Following science, the human machine is not more efficient than typical gasoline engine. Each one of them converts less than a quarter of its intake of fuel energy into work while the rest is wasted. However, the bicycle-and-rider is the unsurpassed star among transport modes, says Robert Hurst in his “Cyclist’s Manifesto”.
The cyclists need a little animal and plant matter for fuel. But not much more than a sedentary person. Petroleum, oil based energy is highly concentrated , but still derived from animal and plant matter. Both can be measured in the same units: kilocalories.
Comparing the number of kilocalories that a cyclists uses to those burnt in the gasoline engine (or alas, even in electric eco-friendly feel-good-about-myself going-green uh-la-la-la-mr.-environmental responsibility such as the ultra-praised Prius) is 20 to 30 times smaller.
The fatal energy flop of any car is its weight. Even the Prius has to haul an extra-ton of metals and plastics that surround the poor driver.
“Nothing (…) can approach the efficiency of the bicycle. Cycling stands completely above other transportation modes in that regard. We can see that we promote these modes of transportation (commuter rail, biofuel buses, Prii or pedestrians) while trumpeting the critical importance of increasing efficiency, in inverse proportion to their efficiency. That would seem to be, a bit, inefficient”.
Hurst wrote an excellent book.
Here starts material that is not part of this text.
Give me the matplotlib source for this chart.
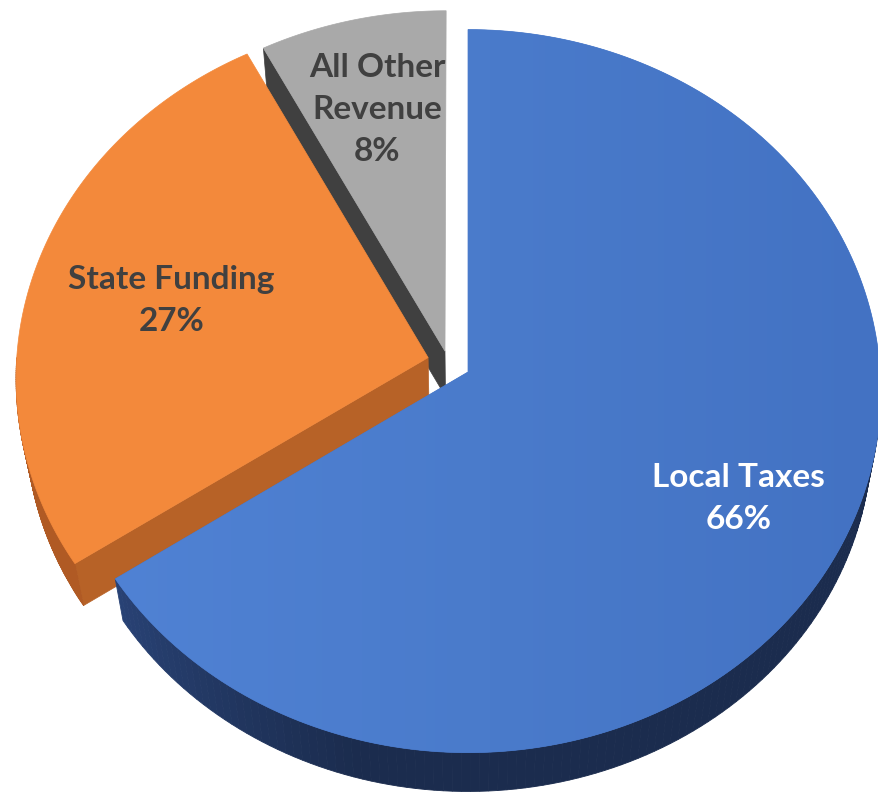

In its last part he is advocating the bicycle from a multitude of perspectives, however the efficiency approach is simply groundbreaking.
If the reader does not mind diving into some diachronic analysis of the bicycle in America starting with mid 19th century, the book will take you to the most interesting and seductive corners of the history of mentalities related to transport. if you wanna read about how Americans wanted to import camels in their Dromedaries’ Plan in a crazy attempt to replace inefficient oxen and mules before the civil war, about Ford’s first quadrocycle that will bring about the automobile pest in the US, about how reckless the first cyclists were in the times of “Gangs of New York”, about gender difference regarding cycling and so many other issues, do read the Cyclist’s Manifesto. You shall also enjoy an easy-to-read straight from the pen style.